GOAL OF THE EXERCISE :: Examine the entries below, count the lines holding the string "this", and respond with the number only.

----

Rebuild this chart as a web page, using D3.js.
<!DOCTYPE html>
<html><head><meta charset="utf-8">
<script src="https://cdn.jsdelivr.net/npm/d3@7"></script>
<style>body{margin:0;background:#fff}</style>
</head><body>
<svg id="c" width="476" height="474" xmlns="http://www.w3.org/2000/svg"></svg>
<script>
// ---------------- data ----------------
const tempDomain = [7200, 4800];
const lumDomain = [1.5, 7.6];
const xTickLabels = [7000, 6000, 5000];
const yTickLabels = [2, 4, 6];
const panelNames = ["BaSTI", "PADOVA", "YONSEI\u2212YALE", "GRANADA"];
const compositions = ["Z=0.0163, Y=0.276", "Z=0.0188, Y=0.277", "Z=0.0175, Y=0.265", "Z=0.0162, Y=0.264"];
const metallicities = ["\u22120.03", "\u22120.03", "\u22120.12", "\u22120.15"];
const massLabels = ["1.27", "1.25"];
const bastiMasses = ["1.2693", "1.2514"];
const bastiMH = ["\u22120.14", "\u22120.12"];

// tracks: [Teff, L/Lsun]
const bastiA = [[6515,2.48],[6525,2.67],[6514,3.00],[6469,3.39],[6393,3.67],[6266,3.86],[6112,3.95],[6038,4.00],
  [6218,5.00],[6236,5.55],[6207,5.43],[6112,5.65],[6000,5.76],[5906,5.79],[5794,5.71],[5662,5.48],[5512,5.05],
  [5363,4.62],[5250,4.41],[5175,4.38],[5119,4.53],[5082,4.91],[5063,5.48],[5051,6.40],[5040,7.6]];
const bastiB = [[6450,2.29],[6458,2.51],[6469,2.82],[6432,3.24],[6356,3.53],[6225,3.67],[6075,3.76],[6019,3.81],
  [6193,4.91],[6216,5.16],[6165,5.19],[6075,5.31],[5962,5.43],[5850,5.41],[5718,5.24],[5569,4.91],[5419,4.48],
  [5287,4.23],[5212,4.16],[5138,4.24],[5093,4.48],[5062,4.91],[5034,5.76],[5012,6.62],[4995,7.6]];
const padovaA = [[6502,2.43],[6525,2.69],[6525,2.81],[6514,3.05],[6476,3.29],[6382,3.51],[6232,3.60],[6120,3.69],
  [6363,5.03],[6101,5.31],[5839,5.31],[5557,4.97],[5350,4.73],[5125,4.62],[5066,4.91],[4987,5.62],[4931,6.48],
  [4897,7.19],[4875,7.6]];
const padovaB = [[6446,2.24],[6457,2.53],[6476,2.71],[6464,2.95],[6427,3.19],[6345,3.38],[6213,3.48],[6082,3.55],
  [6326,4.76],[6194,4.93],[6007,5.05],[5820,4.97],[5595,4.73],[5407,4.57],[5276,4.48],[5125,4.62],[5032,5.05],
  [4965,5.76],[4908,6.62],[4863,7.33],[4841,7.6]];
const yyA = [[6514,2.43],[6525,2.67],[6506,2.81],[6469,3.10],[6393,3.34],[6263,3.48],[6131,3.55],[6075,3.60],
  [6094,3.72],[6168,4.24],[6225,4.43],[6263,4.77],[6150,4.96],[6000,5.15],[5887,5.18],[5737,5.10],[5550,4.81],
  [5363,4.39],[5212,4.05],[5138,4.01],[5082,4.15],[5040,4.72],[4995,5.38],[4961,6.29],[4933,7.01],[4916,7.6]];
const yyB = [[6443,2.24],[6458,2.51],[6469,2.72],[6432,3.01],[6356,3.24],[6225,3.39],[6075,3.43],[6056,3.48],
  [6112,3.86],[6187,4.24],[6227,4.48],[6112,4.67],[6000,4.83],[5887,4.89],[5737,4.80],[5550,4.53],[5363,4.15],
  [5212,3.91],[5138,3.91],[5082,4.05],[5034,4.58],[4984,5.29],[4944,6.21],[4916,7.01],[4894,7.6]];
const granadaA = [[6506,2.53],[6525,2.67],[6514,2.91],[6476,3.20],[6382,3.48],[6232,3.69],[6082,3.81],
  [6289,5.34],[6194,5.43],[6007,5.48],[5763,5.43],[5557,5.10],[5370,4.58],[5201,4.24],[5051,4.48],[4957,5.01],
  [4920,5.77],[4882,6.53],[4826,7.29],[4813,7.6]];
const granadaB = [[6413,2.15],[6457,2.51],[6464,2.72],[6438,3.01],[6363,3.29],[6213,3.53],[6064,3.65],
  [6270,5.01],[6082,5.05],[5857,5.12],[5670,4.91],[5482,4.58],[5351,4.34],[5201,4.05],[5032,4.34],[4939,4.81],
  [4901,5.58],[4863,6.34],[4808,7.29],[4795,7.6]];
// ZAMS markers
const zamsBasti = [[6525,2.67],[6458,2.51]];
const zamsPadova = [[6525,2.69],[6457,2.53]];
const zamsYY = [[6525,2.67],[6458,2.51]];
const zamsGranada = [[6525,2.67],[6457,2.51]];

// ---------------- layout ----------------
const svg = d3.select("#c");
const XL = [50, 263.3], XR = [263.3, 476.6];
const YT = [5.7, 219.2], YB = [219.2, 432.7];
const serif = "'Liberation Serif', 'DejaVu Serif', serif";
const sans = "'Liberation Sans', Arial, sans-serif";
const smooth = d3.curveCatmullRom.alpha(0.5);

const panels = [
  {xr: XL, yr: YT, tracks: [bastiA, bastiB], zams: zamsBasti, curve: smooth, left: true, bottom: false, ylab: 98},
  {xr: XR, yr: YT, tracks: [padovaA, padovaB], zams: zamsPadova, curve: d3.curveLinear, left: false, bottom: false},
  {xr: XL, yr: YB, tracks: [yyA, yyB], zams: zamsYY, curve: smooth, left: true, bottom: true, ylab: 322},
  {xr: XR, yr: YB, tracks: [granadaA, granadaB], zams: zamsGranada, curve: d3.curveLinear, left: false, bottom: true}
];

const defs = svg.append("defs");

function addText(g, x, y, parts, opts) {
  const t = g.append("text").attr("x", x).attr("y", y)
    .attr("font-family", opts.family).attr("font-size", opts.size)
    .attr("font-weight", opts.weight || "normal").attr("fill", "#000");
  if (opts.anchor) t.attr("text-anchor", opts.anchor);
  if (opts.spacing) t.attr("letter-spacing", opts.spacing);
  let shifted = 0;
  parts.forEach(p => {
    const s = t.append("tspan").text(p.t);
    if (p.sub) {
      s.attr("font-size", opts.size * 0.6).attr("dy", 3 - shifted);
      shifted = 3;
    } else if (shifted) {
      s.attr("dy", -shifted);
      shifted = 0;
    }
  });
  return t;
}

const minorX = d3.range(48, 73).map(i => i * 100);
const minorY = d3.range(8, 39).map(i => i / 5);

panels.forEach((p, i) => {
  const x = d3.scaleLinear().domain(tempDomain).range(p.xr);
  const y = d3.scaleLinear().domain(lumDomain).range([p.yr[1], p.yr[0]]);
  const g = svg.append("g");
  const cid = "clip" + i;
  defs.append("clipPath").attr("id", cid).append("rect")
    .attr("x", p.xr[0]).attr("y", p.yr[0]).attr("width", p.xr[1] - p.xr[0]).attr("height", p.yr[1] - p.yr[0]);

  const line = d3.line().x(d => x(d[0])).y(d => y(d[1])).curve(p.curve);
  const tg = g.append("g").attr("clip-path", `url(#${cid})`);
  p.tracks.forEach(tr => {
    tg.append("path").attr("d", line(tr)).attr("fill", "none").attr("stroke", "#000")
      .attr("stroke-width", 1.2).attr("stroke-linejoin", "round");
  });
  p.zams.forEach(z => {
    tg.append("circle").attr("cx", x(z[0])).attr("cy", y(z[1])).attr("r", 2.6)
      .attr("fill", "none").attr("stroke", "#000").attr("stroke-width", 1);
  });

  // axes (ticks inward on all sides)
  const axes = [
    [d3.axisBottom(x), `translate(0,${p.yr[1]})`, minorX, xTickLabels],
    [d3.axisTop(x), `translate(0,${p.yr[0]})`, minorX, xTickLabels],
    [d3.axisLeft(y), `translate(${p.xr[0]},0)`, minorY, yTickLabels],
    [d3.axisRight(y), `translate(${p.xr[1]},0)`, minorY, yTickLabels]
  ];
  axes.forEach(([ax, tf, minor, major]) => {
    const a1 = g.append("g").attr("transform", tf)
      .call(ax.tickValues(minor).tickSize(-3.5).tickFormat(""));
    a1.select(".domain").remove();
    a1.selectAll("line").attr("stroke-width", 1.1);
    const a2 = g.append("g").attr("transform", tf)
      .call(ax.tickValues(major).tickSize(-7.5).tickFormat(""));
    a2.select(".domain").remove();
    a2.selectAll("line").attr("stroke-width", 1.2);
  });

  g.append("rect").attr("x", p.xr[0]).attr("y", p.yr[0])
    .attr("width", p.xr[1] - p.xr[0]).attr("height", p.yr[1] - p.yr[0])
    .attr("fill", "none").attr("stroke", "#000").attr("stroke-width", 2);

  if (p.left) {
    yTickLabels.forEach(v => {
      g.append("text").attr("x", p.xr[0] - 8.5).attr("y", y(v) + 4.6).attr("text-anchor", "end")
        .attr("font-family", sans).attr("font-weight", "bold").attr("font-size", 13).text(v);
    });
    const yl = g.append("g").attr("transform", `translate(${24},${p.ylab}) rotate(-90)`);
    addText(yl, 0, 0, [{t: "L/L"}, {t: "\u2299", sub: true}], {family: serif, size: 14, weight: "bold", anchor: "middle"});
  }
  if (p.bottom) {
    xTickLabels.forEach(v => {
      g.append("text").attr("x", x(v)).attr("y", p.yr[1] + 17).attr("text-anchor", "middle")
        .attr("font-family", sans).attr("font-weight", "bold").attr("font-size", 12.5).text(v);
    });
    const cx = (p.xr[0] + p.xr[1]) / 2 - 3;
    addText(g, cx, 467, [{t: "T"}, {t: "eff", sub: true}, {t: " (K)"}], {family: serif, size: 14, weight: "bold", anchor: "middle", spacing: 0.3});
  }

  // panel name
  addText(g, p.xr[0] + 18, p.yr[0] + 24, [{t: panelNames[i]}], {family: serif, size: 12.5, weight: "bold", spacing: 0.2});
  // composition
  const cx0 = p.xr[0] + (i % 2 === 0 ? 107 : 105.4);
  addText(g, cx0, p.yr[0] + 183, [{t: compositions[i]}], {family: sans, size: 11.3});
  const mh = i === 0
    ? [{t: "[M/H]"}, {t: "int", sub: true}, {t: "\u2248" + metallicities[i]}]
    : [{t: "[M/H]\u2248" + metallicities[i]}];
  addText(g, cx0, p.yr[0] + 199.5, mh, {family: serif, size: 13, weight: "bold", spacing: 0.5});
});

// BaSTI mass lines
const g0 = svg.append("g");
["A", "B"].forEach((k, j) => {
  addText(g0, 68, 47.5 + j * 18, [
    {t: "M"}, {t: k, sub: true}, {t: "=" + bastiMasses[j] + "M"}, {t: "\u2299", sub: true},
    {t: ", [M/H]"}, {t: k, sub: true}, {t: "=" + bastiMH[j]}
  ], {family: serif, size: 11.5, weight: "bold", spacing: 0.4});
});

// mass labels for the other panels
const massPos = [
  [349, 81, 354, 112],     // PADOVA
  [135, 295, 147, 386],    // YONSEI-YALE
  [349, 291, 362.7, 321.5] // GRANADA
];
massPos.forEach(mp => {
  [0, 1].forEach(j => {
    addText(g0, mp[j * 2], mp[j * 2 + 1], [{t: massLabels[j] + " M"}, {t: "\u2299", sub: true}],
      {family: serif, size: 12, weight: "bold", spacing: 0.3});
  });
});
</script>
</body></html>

----

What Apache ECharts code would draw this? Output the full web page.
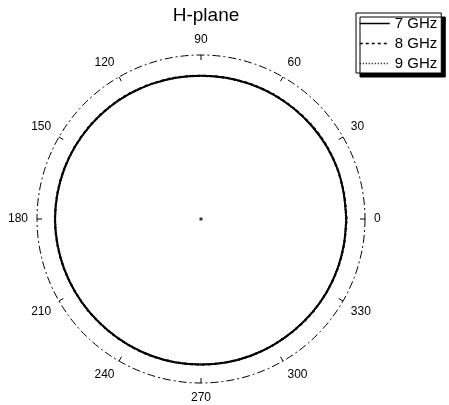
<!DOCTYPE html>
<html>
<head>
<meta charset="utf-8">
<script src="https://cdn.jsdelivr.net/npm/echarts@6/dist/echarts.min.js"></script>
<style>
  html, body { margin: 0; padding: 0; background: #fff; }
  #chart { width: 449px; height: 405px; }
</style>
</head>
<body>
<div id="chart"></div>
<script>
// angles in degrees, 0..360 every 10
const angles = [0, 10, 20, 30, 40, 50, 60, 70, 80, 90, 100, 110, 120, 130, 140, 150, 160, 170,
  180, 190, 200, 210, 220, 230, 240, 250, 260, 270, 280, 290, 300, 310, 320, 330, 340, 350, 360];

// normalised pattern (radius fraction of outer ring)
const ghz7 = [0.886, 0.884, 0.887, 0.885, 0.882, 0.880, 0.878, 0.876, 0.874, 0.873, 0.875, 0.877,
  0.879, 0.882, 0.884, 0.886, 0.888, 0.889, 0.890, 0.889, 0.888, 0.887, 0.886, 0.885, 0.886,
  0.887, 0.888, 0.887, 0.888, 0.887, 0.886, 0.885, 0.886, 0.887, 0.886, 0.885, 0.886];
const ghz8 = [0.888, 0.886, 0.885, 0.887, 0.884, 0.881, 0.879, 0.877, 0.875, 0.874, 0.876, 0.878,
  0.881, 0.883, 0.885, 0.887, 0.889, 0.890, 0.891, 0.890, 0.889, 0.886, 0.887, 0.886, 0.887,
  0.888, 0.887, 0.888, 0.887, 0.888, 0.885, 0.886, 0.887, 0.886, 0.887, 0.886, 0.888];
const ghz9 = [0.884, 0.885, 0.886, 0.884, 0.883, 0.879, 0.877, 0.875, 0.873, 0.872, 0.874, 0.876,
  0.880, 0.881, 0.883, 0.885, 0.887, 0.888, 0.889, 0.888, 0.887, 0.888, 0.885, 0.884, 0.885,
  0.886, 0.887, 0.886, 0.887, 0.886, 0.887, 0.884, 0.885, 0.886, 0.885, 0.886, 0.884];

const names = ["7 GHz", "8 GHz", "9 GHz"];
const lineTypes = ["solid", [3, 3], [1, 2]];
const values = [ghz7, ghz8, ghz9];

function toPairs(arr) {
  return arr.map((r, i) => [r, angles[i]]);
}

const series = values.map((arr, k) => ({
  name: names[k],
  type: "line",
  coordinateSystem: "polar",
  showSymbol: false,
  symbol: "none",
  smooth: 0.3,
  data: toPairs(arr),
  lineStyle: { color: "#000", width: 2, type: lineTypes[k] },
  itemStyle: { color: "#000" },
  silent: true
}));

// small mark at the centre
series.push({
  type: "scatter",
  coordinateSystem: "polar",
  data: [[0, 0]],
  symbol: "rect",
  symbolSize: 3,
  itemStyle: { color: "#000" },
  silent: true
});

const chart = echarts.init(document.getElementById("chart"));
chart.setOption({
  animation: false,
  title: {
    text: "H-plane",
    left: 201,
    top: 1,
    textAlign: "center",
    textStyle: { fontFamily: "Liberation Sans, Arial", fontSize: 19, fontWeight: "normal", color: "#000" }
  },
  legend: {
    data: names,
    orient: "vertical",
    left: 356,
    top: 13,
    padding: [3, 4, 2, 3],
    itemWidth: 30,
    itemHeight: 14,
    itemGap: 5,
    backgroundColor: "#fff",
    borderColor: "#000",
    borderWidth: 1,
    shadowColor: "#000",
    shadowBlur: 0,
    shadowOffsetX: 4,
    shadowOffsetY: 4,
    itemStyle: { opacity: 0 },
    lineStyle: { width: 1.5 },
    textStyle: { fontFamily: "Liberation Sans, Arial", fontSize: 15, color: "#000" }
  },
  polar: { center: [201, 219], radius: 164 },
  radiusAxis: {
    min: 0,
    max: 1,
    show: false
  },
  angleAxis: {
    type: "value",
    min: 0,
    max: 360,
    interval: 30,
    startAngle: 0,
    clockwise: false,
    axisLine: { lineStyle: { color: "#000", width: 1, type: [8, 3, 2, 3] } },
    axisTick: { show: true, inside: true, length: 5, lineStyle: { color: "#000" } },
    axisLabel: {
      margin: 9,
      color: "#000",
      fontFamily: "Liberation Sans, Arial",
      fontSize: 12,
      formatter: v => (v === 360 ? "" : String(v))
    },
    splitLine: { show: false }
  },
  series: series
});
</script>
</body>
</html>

----

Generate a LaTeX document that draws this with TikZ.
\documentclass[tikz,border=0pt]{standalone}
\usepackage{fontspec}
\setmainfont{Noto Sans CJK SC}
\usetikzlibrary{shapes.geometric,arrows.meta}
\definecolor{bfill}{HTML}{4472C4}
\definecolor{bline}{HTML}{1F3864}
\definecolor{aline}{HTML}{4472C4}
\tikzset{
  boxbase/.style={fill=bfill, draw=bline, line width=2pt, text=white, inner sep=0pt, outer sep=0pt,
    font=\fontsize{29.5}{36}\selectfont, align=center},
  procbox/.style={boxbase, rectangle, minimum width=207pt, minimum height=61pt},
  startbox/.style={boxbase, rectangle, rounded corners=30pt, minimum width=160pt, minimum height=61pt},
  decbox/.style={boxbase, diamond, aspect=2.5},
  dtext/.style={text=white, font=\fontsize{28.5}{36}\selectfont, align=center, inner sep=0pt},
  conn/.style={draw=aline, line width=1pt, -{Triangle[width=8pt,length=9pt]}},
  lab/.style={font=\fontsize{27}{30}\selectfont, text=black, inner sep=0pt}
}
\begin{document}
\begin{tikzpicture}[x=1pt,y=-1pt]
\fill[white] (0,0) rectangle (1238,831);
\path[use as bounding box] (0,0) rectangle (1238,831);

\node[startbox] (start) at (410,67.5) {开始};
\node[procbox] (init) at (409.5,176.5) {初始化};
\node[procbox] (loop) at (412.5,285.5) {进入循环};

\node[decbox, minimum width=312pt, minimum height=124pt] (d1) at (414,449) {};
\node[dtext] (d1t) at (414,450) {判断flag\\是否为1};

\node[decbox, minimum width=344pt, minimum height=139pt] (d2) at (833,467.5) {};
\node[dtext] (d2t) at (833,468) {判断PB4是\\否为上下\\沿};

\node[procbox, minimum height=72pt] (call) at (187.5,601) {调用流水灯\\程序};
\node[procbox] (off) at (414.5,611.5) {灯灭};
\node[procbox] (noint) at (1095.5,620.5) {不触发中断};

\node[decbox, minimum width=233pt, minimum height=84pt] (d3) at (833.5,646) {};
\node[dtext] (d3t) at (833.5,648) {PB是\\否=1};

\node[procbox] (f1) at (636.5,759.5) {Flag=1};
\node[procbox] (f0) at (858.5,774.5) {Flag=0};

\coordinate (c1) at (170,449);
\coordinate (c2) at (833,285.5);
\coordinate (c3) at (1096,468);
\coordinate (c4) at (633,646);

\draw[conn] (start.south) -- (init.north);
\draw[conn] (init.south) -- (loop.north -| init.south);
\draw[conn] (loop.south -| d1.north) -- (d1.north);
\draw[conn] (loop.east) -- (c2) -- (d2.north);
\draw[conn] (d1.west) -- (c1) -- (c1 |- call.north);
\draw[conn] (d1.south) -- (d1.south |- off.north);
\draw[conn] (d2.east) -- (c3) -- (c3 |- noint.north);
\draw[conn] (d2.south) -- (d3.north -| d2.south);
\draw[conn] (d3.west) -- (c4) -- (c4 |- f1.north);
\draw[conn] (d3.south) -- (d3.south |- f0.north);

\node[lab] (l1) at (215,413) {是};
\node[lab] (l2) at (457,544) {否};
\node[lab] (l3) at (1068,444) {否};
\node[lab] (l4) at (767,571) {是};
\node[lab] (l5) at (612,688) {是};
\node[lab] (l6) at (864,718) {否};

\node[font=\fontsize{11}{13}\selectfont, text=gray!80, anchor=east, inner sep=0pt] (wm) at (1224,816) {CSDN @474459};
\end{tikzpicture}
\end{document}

----

REPLY :: 3